National Doughnut Day's origins – and where to get a free doughnut
National Doughnut Day means free doughnuts at certain vendors. Here is how to score a free doughnut.
It's almost the most wonderful time of the year again — the first Friday in June is around the corner, which means National Doughnut Day is nearly here! As usual, we're celebrating all of the opportunities to pick up free fried dough, with or without purchase. And for those of you wanting to know how we became lucky enough to live in a world in which celebrating donuts is a thing, we've also got the holiday history as well!
Get your free donuts!
Two of the three major donut chains in the US confirmed their giveaways last week. Dunkin' Donuts is offering a free doughnut with purchase of a beverage, while Krispy Kreme will give a doughnut of any variety to every visitor, no purchase necessary! (One per customer, while supplies last, of course.)

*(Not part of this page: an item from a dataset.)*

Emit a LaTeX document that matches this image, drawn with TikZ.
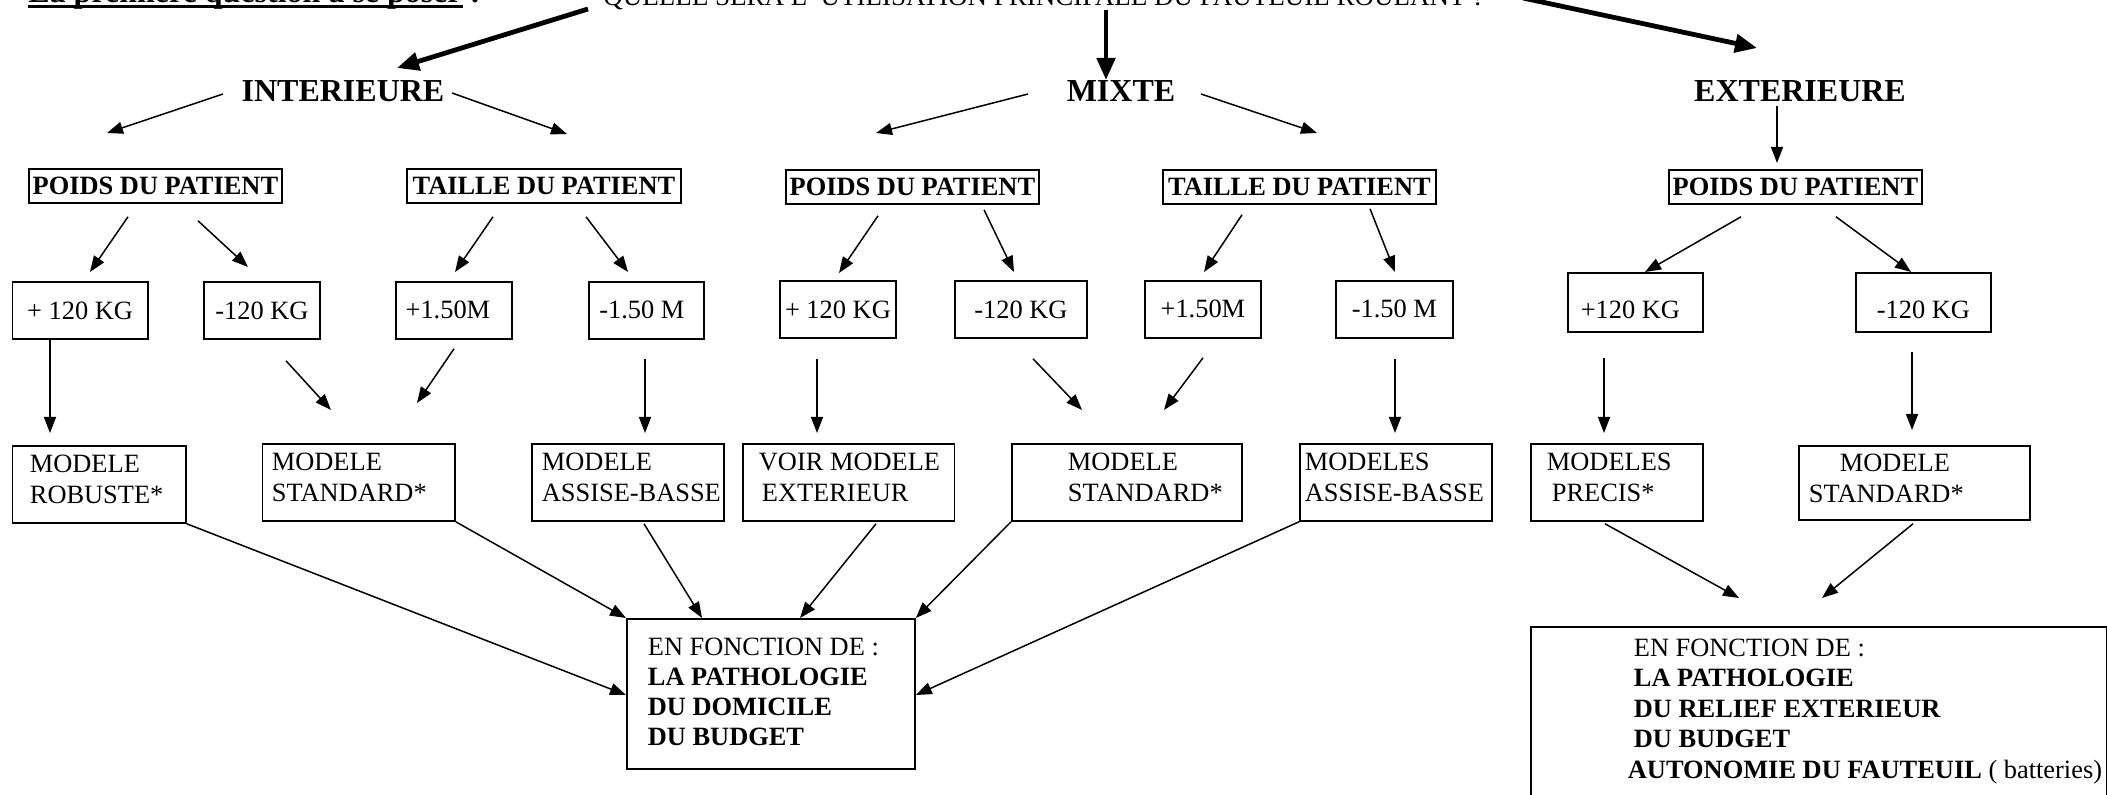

Tim Hortons, perhaps still acclimating to our American holidays, hasn't yet confirmed its Doughnut Day observations. But in years past, the chain has offered a free doughnut with any purchase, via a coupon that could be printed from the Tim Horton Facebook page in exchange for a "like."
But you don't even need to leave your house to feel doughnut the love! Visit Entemann's Facebook page to enter for a chance to win free Entenmann's donuts for a year. While you're there, give them a "like" by June 15, and they will donate $1 to the Salvation Army, the charity behind Doughnut Day.
Wait, Doughnut Day is for charity?
Sure, did you think this was just a silly holiday started by donut chains? (Because we did at first.) National Doughnut Day has been an official observance since 1938, when it was started by the Salvation Army to recognize their volunteers who had served donuts to soldiers overseas in World War I, and to raise money for the needy. Though the celebrations now revolve around the round sweet, you can still donate your daily doughnut savings to your favorite charity.
Is it donut or doughnut? Who cares!
Last year, our own Jeff Somogyi pointed out that the abbreviated "donut" spelling has actually been around since the 1800s. Doughnut is the original term dating back at least a century earlier, but the shorter version is now five times more prevalent in Google searches, possibly due to the popularity of Google searches. So if you're a spelling originalist, the tide might be turning against you. (Even the Salvation Army has seemingly transitioned the name of the holiday to the new spelling!)
So how will you celebrate National Doughnut Day this year? Regular or filled?